WHAT YOU SHOULD DO.
Exclude the pictures, then copy word for word the lines running from the beginning of the records through the line with "(sm3) at (375,442)".

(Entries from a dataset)
-------------------------

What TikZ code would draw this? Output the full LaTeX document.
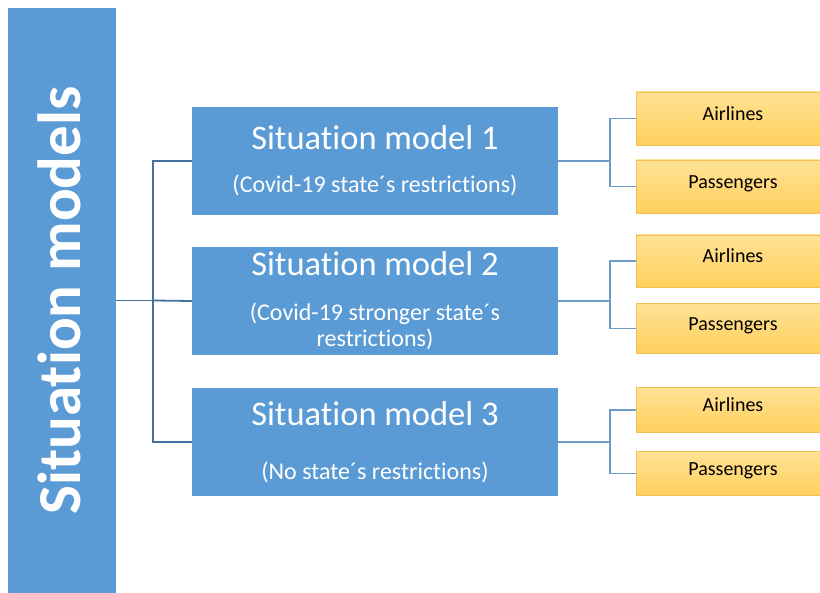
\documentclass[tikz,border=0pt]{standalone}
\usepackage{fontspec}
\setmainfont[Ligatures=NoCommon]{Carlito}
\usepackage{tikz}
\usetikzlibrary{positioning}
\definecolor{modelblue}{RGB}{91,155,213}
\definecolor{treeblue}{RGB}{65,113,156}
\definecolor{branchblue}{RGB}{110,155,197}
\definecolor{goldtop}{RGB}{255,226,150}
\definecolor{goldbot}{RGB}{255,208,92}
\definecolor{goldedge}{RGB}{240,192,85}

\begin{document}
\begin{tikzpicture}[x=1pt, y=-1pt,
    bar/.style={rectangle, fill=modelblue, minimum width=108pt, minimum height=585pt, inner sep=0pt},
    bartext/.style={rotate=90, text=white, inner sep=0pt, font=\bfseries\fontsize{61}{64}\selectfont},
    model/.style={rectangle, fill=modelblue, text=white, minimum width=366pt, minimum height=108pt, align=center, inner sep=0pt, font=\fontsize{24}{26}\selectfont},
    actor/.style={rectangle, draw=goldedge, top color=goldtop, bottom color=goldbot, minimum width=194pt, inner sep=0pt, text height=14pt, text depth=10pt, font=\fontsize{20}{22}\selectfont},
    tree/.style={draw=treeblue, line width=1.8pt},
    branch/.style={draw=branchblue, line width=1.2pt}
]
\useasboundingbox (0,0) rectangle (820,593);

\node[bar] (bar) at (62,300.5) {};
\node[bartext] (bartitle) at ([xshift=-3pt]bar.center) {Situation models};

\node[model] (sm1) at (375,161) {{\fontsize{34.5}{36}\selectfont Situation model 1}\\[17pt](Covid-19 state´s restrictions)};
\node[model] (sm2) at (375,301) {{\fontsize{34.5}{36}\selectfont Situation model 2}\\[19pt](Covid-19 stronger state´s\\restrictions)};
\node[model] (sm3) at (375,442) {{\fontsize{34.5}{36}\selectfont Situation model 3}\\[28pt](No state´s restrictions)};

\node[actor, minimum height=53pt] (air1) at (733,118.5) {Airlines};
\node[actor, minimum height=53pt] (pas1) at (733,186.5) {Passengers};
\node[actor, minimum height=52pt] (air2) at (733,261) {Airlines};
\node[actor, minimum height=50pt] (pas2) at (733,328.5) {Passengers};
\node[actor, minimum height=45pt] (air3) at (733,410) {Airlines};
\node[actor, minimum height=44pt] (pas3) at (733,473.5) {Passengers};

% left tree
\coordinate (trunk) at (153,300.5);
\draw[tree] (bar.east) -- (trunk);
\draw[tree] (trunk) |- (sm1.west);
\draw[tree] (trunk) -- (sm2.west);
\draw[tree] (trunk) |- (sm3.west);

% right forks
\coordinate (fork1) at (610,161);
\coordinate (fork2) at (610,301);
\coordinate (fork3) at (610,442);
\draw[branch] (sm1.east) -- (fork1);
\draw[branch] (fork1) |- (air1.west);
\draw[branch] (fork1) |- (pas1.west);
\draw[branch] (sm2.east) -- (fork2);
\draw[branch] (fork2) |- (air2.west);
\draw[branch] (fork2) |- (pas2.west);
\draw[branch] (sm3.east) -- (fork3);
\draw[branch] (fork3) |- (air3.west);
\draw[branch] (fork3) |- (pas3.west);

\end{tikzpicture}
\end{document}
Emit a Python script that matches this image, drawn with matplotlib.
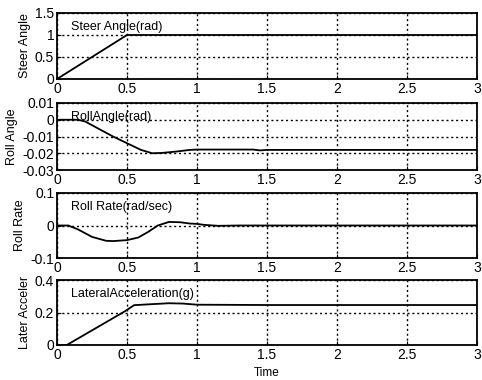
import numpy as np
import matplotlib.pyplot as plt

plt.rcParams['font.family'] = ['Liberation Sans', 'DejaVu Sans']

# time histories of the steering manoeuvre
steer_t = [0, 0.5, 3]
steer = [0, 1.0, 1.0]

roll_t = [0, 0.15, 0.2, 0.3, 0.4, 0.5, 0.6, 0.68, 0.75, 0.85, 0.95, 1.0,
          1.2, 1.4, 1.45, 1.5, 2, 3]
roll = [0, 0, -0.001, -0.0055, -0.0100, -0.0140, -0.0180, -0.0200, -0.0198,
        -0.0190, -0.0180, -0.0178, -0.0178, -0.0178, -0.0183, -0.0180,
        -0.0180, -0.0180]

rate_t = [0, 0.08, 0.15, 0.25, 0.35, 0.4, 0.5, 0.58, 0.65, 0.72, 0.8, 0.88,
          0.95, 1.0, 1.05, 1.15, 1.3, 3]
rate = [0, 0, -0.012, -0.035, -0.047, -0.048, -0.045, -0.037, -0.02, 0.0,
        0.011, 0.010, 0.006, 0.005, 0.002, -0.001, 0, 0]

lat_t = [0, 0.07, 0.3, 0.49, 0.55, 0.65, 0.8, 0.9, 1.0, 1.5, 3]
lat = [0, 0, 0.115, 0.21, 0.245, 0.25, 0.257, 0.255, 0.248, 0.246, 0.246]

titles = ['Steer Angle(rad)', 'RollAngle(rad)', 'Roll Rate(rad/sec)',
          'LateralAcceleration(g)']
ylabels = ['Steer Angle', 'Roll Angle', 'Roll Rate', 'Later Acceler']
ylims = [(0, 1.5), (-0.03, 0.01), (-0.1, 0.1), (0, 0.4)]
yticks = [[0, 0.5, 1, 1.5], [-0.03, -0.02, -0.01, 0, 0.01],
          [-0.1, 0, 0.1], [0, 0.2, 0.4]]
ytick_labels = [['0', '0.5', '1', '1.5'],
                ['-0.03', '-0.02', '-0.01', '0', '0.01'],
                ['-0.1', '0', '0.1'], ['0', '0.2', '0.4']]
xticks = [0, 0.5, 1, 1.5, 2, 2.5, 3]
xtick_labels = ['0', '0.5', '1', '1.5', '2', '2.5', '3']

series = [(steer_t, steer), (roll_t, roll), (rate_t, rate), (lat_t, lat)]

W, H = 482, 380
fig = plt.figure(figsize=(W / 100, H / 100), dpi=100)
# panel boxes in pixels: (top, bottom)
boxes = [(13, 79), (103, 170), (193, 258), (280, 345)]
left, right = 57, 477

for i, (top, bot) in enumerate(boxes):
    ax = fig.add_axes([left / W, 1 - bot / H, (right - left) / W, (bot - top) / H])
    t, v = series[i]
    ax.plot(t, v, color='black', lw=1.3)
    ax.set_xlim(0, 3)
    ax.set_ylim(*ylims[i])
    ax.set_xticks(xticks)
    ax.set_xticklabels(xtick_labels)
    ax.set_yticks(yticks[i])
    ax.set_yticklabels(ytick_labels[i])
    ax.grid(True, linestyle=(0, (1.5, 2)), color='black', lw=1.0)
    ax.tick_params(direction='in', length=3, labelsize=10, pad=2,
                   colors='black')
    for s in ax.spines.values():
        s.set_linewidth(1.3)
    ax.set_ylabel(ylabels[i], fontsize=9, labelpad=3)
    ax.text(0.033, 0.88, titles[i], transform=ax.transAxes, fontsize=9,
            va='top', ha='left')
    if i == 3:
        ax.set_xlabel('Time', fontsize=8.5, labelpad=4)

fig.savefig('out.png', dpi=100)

-------------------------

WORKED ANSWER.
What TikZ code would draw this? Output the full LaTeX document.
\documentclass[tikz,border=0pt]{standalone}
\usepackage{fontspec}
\setmainfont[Ligatures=NoCommon]{Carlito}
\usepackage{tikz}
\usetikzlibrary{positioning}
\definecolor{modelblue}{RGB}{91,155,213}
\definecolor{treeblue}{RGB}{65,113,156}
\definecolor{branchblue}{RGB}{110,155,197}
\definecolor{goldtop}{RGB}{255,226,150}
\definecolor{goldbot}{RGB}{255,208,92}
\definecolor{goldedge}{RGB}{240,192,85}

\begin{document}
\begin{tikzpicture}[x=1pt, y=-1pt,
    bar/.style={rectangle, fill=modelblue, minimum width=108pt, minimum height=585pt, inner sep=0pt},
    bartext/.style={rotate=90, text=white, inner sep=0pt, font=\bfseries\fontsize{61}{64}\selectfont},
    model/.style={rectangle, fill=modelblue, text=white, minimum width=366pt, minimum height=108pt, align=center, inner sep=0pt, font=\fontsize{24}{26}\selectfont},
    actor/.style={rectangle, draw=goldedge, top color=goldtop, bottom color=goldbot, minimum width=194pt, inner sep=0pt, text height=14pt, text depth=10pt, font=\fontsize{20}{22}\selectfont},
    tree/.style={draw=treeblue, line width=1.8pt},
    branch/.style={draw=branchblue, line width=1.2pt}
]
\useasboundingbox (0,0) rectangle (820,593);

\node[bar] (bar) at (62,300.5) {};
\node[bartext] (bartitle) at ([xshift=-3pt]bar.center) {Situation models};

\node[model] (sm1) at (375,161) {{\fontsize{34.5}{36}\selectfont Situation model 1}\\[17pt](Covid-19 state´s restrictions)};
\node[model] (sm2) at (375,301) {{\fontsize{34.5}{36}\selectfont Situation model 2}\\[19pt](Covid-19 stronger state´s\\restrictions)};
\node[model] (sm3) at (375,442) {{\fontsize{34.5}{36}\selectfont Situation model 3}\\[28pt](No state´s restrictions)};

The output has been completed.